Stephanie: It really does change the way we pratice completely.

Are you glad the conference moved to Kansas City?

Stephanie: It’s helpful for the reasons we mentioned, access to team members and architects and engineers and folks here behind the scenes that we don’t get to build a face-to-face relationship with. Orlando is a very big conference town and its nice to bring it to Kansas City.

Reid: It’s a busy week, too busy to bring the family to Disney World, so we get much more out of having it here.

Are you planning to check out any particular Cerner products?

Stephanie: We’re an integrated Cerner site using a lot of the solutions. We’re going through a reorganization of Information Services. The next step is to optimize what we have, dialing things back, looking at current state, looking at workflow. The next piece that we already own but haven’t implemented is Power Insight, which has clinical and operational dashboarding.

Helen: We’re optimizing the solutions, also looking at the Care Aware product, leveraging the application to move to a digital environment.

Reid: Care Aware is on the horizon. It was demonstrated this morning at the kickoff. In the ICU setting, where they’ve had antiquated paper flowsheets with graphs four by six feet double sided [laughs] someone goes in there with a pencil and traces the latest vitals on that graph. How antiquated is that? But it was one of the most useful tools. If I go to a code, that’s one the first things I look at. Care Aware is a centralized reporting tool and repository for acute care patients. Many of us were salivating at the demonstration. It uses a larger screen, maybe a 20-inch monitor, with an image of the latest chest X-ray, vitals, etc. It’s highly customizable at the user level. It asists you in decision-making, changes in plan. It appears that it will be an invaluable tool.

Stephanie: It will be great. It’s been fun to see this in development. In Louisiana, we have problems with access to care. We can leverage what we have outside of our walls to create a virtual critical care environment that’s more automated. We’ve been saying, “You have to be able to tell the story and have that snapshot in a comprehensive view.” Our Lady of the Lake has created our version using Cerner tools, but it’s pieces and parts and not quite as seamless. To be able to see that pulled together and configurable is certainly where the future is.

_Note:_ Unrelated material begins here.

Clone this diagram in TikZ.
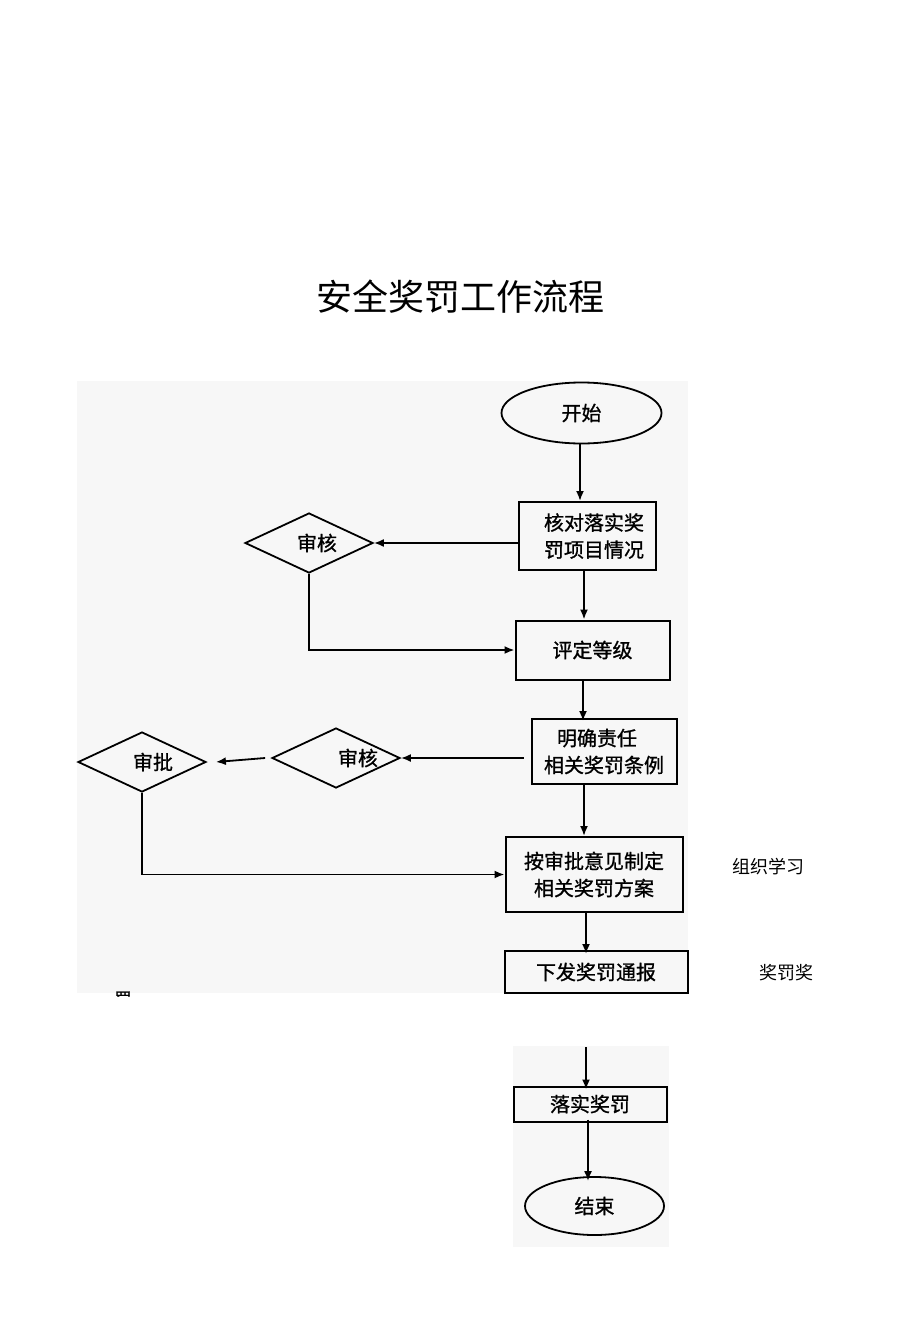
\documentclass[tikz,border=0pt]{standalone}
\usepackage{fontspec}
\setmainfont{Noto Sans CJK SC}
\newfontfamily\chartfont{Noto Sans CJK SC}[FakeBold=1]
\usepackage{tikz}
\usetikzlibrary{shapes.geometric, arrows.meta, positioning}
\definecolor{panelgray}{RGB}{247,247,247}

\tikzset{
  flowbox/.style={draw, line width=2pt, align=center, inner sep=0pt,
    font=\chartfont\fontsize{20}{27}\selectfont},
  decision/.style={draw, diamond, line width=1.8pt, inner sep=0pt,
    minimum width=128pt, minimum height=60pt},
  decisiontext/.style={font=\chartfont\fontsize{20}{24}\selectfont},
  terminal/.style={draw, ellipse, line width=1.8pt, inner sep=0pt,
    font=\chartfont\fontsize{20}{24}\selectfont},
  flowarrow/.style={line width=1.8pt, -{Latex[length=10pt, width=8pt]}}
}

\begin{document}
\begin{tikzpicture}[x=1pt, y=-1pt]
  \useasboundingbox (0,0) rectangle (920,1340);

  % grey panels behind the chart
  \fill[panelgray] (77,381) rectangle (688,993);
  \fill[panelgray] (513,1046) rectangle (669,1247);

  \node[font=\fontsize{36}{40}\selectfont] (title) at (460,297) {安全奖罚工作流程};

  % main column
  \node[terminal, minimum width=160pt, minimum height=61pt] (start) at (581.5,413) {开始};
  \node[flowbox, minimum width=137pt, minimum height=68pt] (check) at (587,536)
    {\hspace*{14pt}核对落实奖\\\hspace*{14pt}罚项目情况};
  \node[flowbox, minimum width=154pt, minimum height=59pt] (grade) at (592.5,650) {评定等级};
  \node[flowbox, minimum width=145pt, minimum height=65pt] (duty) at (604,751.5)
    {明确责任\hspace*{14pt}\\相关奖罚条例};
  \node[flowbox, minimum width=177pt, minimum height=75pt] (plan) at (594,874.5)
    {按审批意见制定\\相关奖罚方案};
  \node[flowbox, minimum width=183pt, minimum height=42pt] (notice) at (596,972) {下发奖罚通报};
  \node[flowbox, minimum width=153pt, minimum height=35pt] (carry) at (590,1104) {落实奖罚};
  \node[terminal, minimum width=139pt, minimum height=58pt] (stop) at (594.5,1206) {结束};

  % side checks
  \node[decision, label={[decisiontext, xshift=8pt]center:审核}] (review1) at (309,543) {};
  \node[decision, label={[decisiontext, xshift=22pt]center:审核}] (review2) at (336,758) {};
  \node[decision, label={[decisiontext, xshift=11pt]center:审批}] (approve) at (142,762) {};

  % notes beside the chart
  \node[font=\fontsize{18}{20}\selectfont] (study) at (768,867) {组织学习};
  \node[font=\fontsize{18}{20}\selectfont] (note) at (786,973) {奖罚奖};
  \begin{scope}
    \clip (105,985) rectangle (140,996);
    \node[font=\chartfont\fontsize{17}{20}\selectfont] (cut) at (123,999) {罚};
  \end{scope}

  \coordinate (resume) at (586,1047);

  % connectors
  \draw[flowarrow] (start.south -| 580,0) -- (check.north -| 580,0);
  \draw[flowarrow] (check.west |- review1.east) -- (review1.east);
  \draw[flowarrow] (check.south -| 584,0) -- (grade.north -| 584,0);
  \draw[flowarrow] (review1.south) |- (grade.west);
  \draw[flowarrow] (grade.south -| 583,0) -- ([yshift=-3pt]duty.north -| 583,0);
  \draw[flowarrow] ([xshift=-7pt]duty.west |- review2.east) -- (review2.east);
  \draw[flowarrow] ([xshift=-6pt]review2.west) -- ([xshift=9pt]approve.east);
  \draw[flowarrow] (duty.south -| 584,0) -- (plan.north -| 584,0);
  \draw[flowarrow] (approve.south) |- (plan.west);
  \draw[flowarrow] (plan.south -| 586,0) -- ([yshift=-4pt]notice.north -| 586,0);
  \draw[flowarrow] (resume) -- ([yshift=-4pt]carry.north -| resume);
  \draw[flowarrow] ([yshift=3pt]carry.south -| 588,0) -- ([yshift=-5pt]stop.north -| 588,0);
\end{tikzpicture}
\end{document}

Reid: It takes something like the tracking board in the ED, the FirstNet application. The tracking board is highly customizable, data-rich, and drives processs improvement. It’s a very powerful tool. At a glance, you can see exactly what’s happening with each patient, what’s pending and what’s back. It’s a matter of getting as much data in an organized fashion right there in front of the provider.

What would you say has changed most dramatically about Cerner in the last couple of years?

Stephanie: I’ve seen consistent dedication to partnership, to collaboration from Neal Patterson down, a true interest in what’s going on and how Cerner can impact that. I think it’s authentic, it’s genuine. When the Cerner brass comes to visit your hospital, they’re out there and want to know what’s going on. They’re continuing to march the ball forward in that arena. We need all the help we can get in healthcare, to have companies that are truly committed. We’re all in this together. To feel that we’re able to collaborate with our colleagues and vendor partners in a meaningful fashion and with the patient as our primary responsibility – what more can you ask for? We’re continuing to see clinician involvement on the Cerner side. That’s promising. They’re taking a smart approach to technology, applying it where it makes sense, and not just trying to get the latest whiz-bang out.

Reid: An example of that is the organizational decision to take a step back and not advance to the next code immediately. That’s organizational maturity. There’s always the risk of misperception of what that means. I don’t think it’s a negative indicator. It just shows that, when they roll out the next code, that they want it to be a dramatic step up. Where we already are is phenomenal. Look at the curves on the Lights On Network and graph performance over the last year or two. You can see a very steady and fairly steep drop in response times, now to the point where it’s not an issue.